= Work to do =
Reproduce the listing below word for word, with no pictures.

= Data =
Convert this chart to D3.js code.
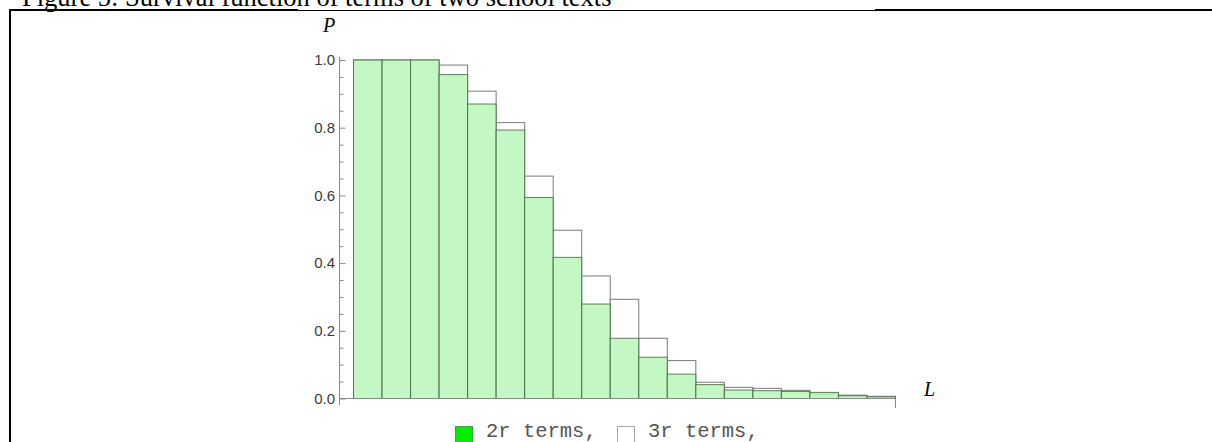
<!DOCTYPE html>
<html>
<head>
<meta charset="utf-8">
<script src="https://cdn.jsdelivr.net/npm/d3@7"></script>
<style>
  html, body { margin: 0; padding: 0; background: #fff; overflow: hidden; }
  svg { display: block; }
</style>
</head>
<body>
<svg id="chart" width="1212" height="442"></svg>
<script>
// Term lengths (bins) and survival values for the two texts
const lengths = [1, 2, 3, 4, 5, 6, 7, 8, 9, 10, 11, 12, 13, 14, 15, 16, 17, 18, 19];
const terms2r = [1.0, 1.0, 1.0, 0.957, 0.870, 0.793, 0.594, 0.417, 0.279, 0.178,
                 0.122, 0.072, 0.041, 0.025, 0.023, 0.021, 0.018, 0.008, 0.005];
const terms3r = [1.0, 1.0, 1.0, 0.985, 0.908, 0.815, 0.657, 0.497, 0.362, 0.293,
                 0.178, 0.112, 0.048, 0.033, 0.030, 0.024, 0.013, 0.010, 0.0065];
const yMajorTicks = [0, 0.2, 0.4, 0.6, 0.8, 1.0];
const yMinorTicks = [0.05, 0.1, 0.15, 0.25, 0.3, 0.35, 0.45, 0.5, 0.55,
                     0.65, 0.7, 0.75, 0.85, 0.9, 0.95];
const legendItems = ["2r terms,", "3r terms,"];
const titleText = "Figure 5: Survival function of terms of two school texts";

const svg = d3.select("#chart");

// Caption and the surrounding table frame
svg.append("text")
  .attr("x", 22).attr("y", 6)
  .attr("font-family", "'Liberation Serif', 'Times New Roman', serif")
  .attr("font-size", 26.5)
  .attr("fill", "#000")
  .text(titleText);

const frame = svg.append("g").attr("stroke", "#000").attr("fill", "none");
frame.append("line").attr("x1", 9).attr("x2", 298).attr("y1", 10).attr("y2", 10).attr("stroke-width", 2);
frame.append("line").attr("x1", 298).attr("x2", 875).attr("y1", 10.5).attr("y2", 10.5).attr("stroke-width", 1);
frame.append("line").attr("x1", 875).attr("x2", 1212).attr("y1", 10).attr("y2", 10).attr("stroke-width", 2);
frame.append("line").attr("x1", 10).attr("x2", 10).attr("y1", 9).attr("y2", 442).attr("stroke-width", 2);

// Scales
const x = d3.scaleBand().domain(lengths).range([353, 895]).paddingInner(0).paddingOuter(0);
const y = d3.scaleLinear().domain([0, 1]).range([398.5, 60]);
const axisX = 339.5;

const plot = svg.append("g");

// 3r bars (white, behind)
plot.append("g").selectAll("rect")
  .data(terms3r)
  .join("rect")
  .attr("x", (d, i) => x(lengths[i]) + 0.5)
  .attr("y", d => y(d))
  .attr("width", x.bandwidth())
  .attr("height", d => y(0) - y(d))
  .attr("fill", "#fff")
  .attr("stroke", "#7a7a7a")
  .attr("stroke-width", 1);

// 2r bars (light green, in front)
plot.append("g").selectAll("rect")
  .data(terms2r)
  .join("rect")
  .attr("x", (d, i) => x(lengths[i]) + 0.5)
  .attr("y", d => y(d))
  .attr("width", x.bandwidth())
  .attr("height", d => y(0) - y(d))
  .attr("fill", "#b8f6b8")
  .attr("fill-opacity", 0.85)
  .attr("stroke", "#4a684a")
  .attr("stroke-opacity", 0.85)
  .attr("stroke-width", 1);

// Y axis: major ticks with labels, ticks pointing inward
const yAxis = d3.axisLeft(y)
  .tickValues(yMajorTicks)
  .tickFormat(d3.format(".1f"))
  .tickSizeInner(-6)
  .tickSizeOuter(0)
  .tickPadding(4.5);

const gy = svg.append("g")
  .attr("transform", `translate(${axisX},0)`)
  .call(yAxis);
gy.select(".domain").remove();
gy.selectAll(".tick line").attr("stroke", "#8a8a8a");
gy.selectAll(".tick text")
  .attr("font-family", "'Liberation Sans', Arial, sans-serif")
  .attr("font-size", 15)
  .attr("fill", "#3a3a3a");

// Minor ticks
const yMinor = d3.axisLeft(y).tickValues(yMinorTicks).tickFormat("").tickSizeInner(-4).tickSizeOuter(0);
const gyMinor = svg.append("g").attr("transform", `translate(${axisX},0)`).call(yMinor);
gyMinor.select(".domain").remove();
gyMinor.selectAll(".tick line").attr("stroke", "#8a8a8a");

// Axis lines
const axes = svg.append("g").attr("stroke", "#8a8a8a").attr("stroke-width", 1);
axes.append("line")
  .attr("x1", axisX).attr("x2", axisX)
  .attr("y1", y(1) - 3).attr("y2", y(0) + 6.5);
axes.append("line")
  .attr("x1", axisX).attr("x2", x.range()[1] + 0.5)
  .attr("y1", y(0)).attr("y2", y(0));
axes.append("line")
  .attr("x1", x.range()[1] + 0.5).attr("x2", x.range()[1] + 0.5)
  .attr("y1", y(0)).attr("y2", y(0) + 9.5);

// Axis names
svg.append("text")
  .attr("x", 323).attr("y", 31.5)
  .attr("font-family", "'Liberation Serif', 'Times New Roman', serif")
  .attr("font-style", "italic")
  .attr("font-size", 20)
  .attr("fill", "#000")
  .text("P");
svg.append("text")
  .attr("x", 924).attr("y", 396)
  .attr("font-family", "'Liberation Serif', 'Times New Roman', serif")
  .attr("font-style", "italic")
  .attr("font-size", 20)
  .attr("fill", "#000")
  .text("L");

// Legend
const legendX = [455, 617];
const legendFill = ["#00ee00", "#fff"];
const legendStroke = ["#4a9a4a", "#aaaaaa"];
const legend = svg.append("g").selectAll("g")
  .data(legendItems)
  .join("g")
  .attr("transform", (d, i) => `translate(${legendX[i]},0)`);
legend.append("rect")
  .attr("x", 0.5).attr("y", 426.5)
  .attr("width", 17).attr("height", 17)
  .attr("fill", (d, i) => legendFill[i])
  .attr("stroke", (d, i) => legendStroke[i]);
legend.append("text")
  .attr("x", 31).attr("y", 436.5)
  .attr("font-family", "'Liberation Mono', 'Courier New', monospace")
  .attr("font-size", 20.5)
  .attr("fill", "#555")
  .text(d => d);
</script>
</body>
</html>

= Output below =
Convert this chart to D3.js code.
<!DOCTYPE html>
<html>
<head>
<meta charset="utf-8">
<script src="https://cdn.jsdelivr.net/npm/d3@7"></script>
<style>
  html, body { margin: 0; padding: 0; background: #fff; overflow: hidden; }
  svg { display: block; }
</style>
</head>
<body>
<svg id="chart" width="1212" height="442"></svg>
<script>
// Term lengths (bins) and survival values for the two texts
const lengths = [1, 2, 3, 4, 5, 6, 7, 8, 9, 10, 11, 12, 13, 14, 15, 16, 17, 18, 19];
const terms2r = [1.0, 1.0, 1.0, 0.957, 0.870, 0.793, 0.594, 0.417, 0.279, 0.178,
                 0.122, 0.072, 0.041, 0.025, 0.023, 0.021, 0.018, 0.008, 0.005];
const terms3r = [1.0, 1.0, 1.0, 0.985, 0.908, 0.815, 0.657, 0.497, 0.362, 0.293,
                 0.178, 0.112, 0.048, 0.033, 0.030, 0.024, 0.013, 0.010, 0.0065];
const yMajorTicks = [0, 0.2, 0.4, 0.6, 0.8, 1.0];
const yMinorTicks = [0.05, 0.1, 0.15, 0.25, 0.3, 0.35, 0.45, 0.5, 0.55,
                     0.65, 0.7, 0.75, 0.85, 0.9, 0.95];
const legendItems = ["2r terms,", "3r terms,"];
const titleText = "Figure 5: Survival function of terms of two school texts";

const svg = d3.select("#chart");

// Caption and the surrounding table frame
svg.append("text")
  .attr("x", 22).attr("y", 6)
  .attr("font-family", "'Liberation Serif', 'Times New Roman', serif")
  .attr("font-size", 26.5)
  .attr("fill", "#000")
  .text(titleText);

const frame = svg.append("g").attr("stroke", "#000").attr("fill", "none");
frame.append("line").attr("x1", 9).attr("x2", 298).attr("y1", 10).attr("y2", 10).attr("stroke-width", 2);
frame.append("line").attr("x1", 298).attr("x2", 875).attr("y1", 10.5).attr("y2", 10.5).attr("stroke-width", 1);
frame.append("line").attr("x1", 875).attr("x2", 1212).attr("y1", 10).attr("y2", 10).attr("stroke-width", 2);
frame.append("line").attr("x1", 10).attr("x2", 10).attr("y1", 9).attr("y2", 442).attr("stroke-width", 2);

// Scales
const x = d3.scaleBand().domain(lengths).range([353, 895]).paddingInner(0).paddingOuter(0);
const y = d3.scaleLinear().domain([0, 1]).range([398.5, 60]);
const axisX = 339.5;

const plot = svg.append("g");

// 3r bars (white, behind)
plot.append("g").selectAll("rect")
  .data(terms3r)
  .join("rect")
  .attr("x", (d, i) => x(lengths[i]) + 0.5)
  .attr("y", d => y(d))
  .attr("width", x.bandwidth())
  .attr("height", d => y(0) - y(d))
  .attr("fill", "#fff")
  .attr("stroke", "#7a7a7a")
  .attr("stroke-width", 1);

// 2r bars (light green, in front)
plot.append("g").selectAll("rect")
  .data(terms2r)
  .join("rect")
  .attr("x", (d, i) => x(lengths[i]) + 0.5)
  .attr("y", d => y(d))
  .attr("width", x.bandwidth())
  .attr("height", d => y(0) - y(d))
  .attr("fill", "#b8f6b8")
  .attr("fill-opacity", 0.85)
  .attr("stroke", "#4a684a")
  .attr("stroke-opacity", 0.85)
  .attr("stroke-width", 1);

// Y axis: major ticks with labels, ticks pointing inward
const yAxis = d3.axisLeft(y)
  .tickValues(yMajorTicks)
  .tickFormat(d3.format(".1f"))
  .tickSizeInner(-6)
  .tickSizeOuter(0)
  .tickPadding(4.5);

const gy = svg.append("g")
  .attr("transform", `translate(${axisX},0)`)
  .call(yAxis);
gy.select(".domain").remove();
gy.selectAll(".tick line").attr("stroke", "#8a8a8a");
gy.selectAll(".tick text")
  .attr("font-family", "'Liberation Sans', Arial, sans-serif")
  .attr("font-size", 15)
  .attr("fill", "#3a3a3a");

// Minor ticks
const yMinor = d3.axisLeft(y).tickValues(yMinorTicks).tickFormat("").tickSizeInner(-4).tickSizeOuter(0);
const gyMinor = svg.append("g").attr("transform", `translate(${axisX},0)`).call(yMinor);
gyMinor.select(".domain").remove();
gyMinor.selectAll(".tick line").attr("stroke", "#8a8a8a");

// Axis lines
const axes = svg.append("g").attr("stroke", "#8a8a8a").attr("stroke-width", 1);
axes.append("line")
  .attr("x1", axisX).attr("x2", axisX)
  .attr("y1", y(1) - 3).attr("y2", y(0) + 6.5);
axes.append("line")
  .attr("x1", axisX).attr("x2", x.range()[1] + 0.5)
  .attr("y1", y(0)).attr("y2", y(0));
axes.append("line")
  .attr("x1", x.range()[1] + 0.5).attr("x2", x.range()[1] + 0.5)
  .attr("y1", y(0)).attr("y2", y(0) + 9.5);

// Axis names
svg.append("text")
  .attr("x", 323).attr("y", 31.5)
  .attr("font-family", "'Liberation Serif', 'Times New Roman', serif")
  .attr("font-style", "italic")
  .attr("font-size", 20)
  .attr("fill", "#000")
  .text("P");
svg.append("text")
  .attr("x", 924).attr("y", 396)
  .attr("font-family", "'Liberation Serif', 'Times New Roman', serif")
  .attr("font-style", "italic")
  .attr("font-size", 20)
  .attr("fill", "#000")
  .text("L");

// Legend
const legendX = [455, 617];
const legendFill = ["#00ee00", "#fff"];
const legendStroke = ["#4a9a4a", "#aaaaaa"];
const legend = svg.append("g").selectAll("g")
  .data(legendItems)
  .join("g")
  .attr("transform", (d, i) => `translate(${legendX[i]},0)`);
legend.append("rect")
  .attr("x", 0.5).attr("y", 426.5)
  .attr("width", 17).attr("height", 17)
  .attr("fill", (d, i) => legendFill[i])
  .attr("stroke", (d, i) => legendStroke[i]);
legend.append("text")
  .attr("x", 31).attr("y", 436.5)
  .attr("font-family", "'Liberation Mono', 'Courier New', monospace")
  .attr("font-size", 20.5)
  .attr("fill", "#555")
  .text(d => d);
</script>
</body>
</html>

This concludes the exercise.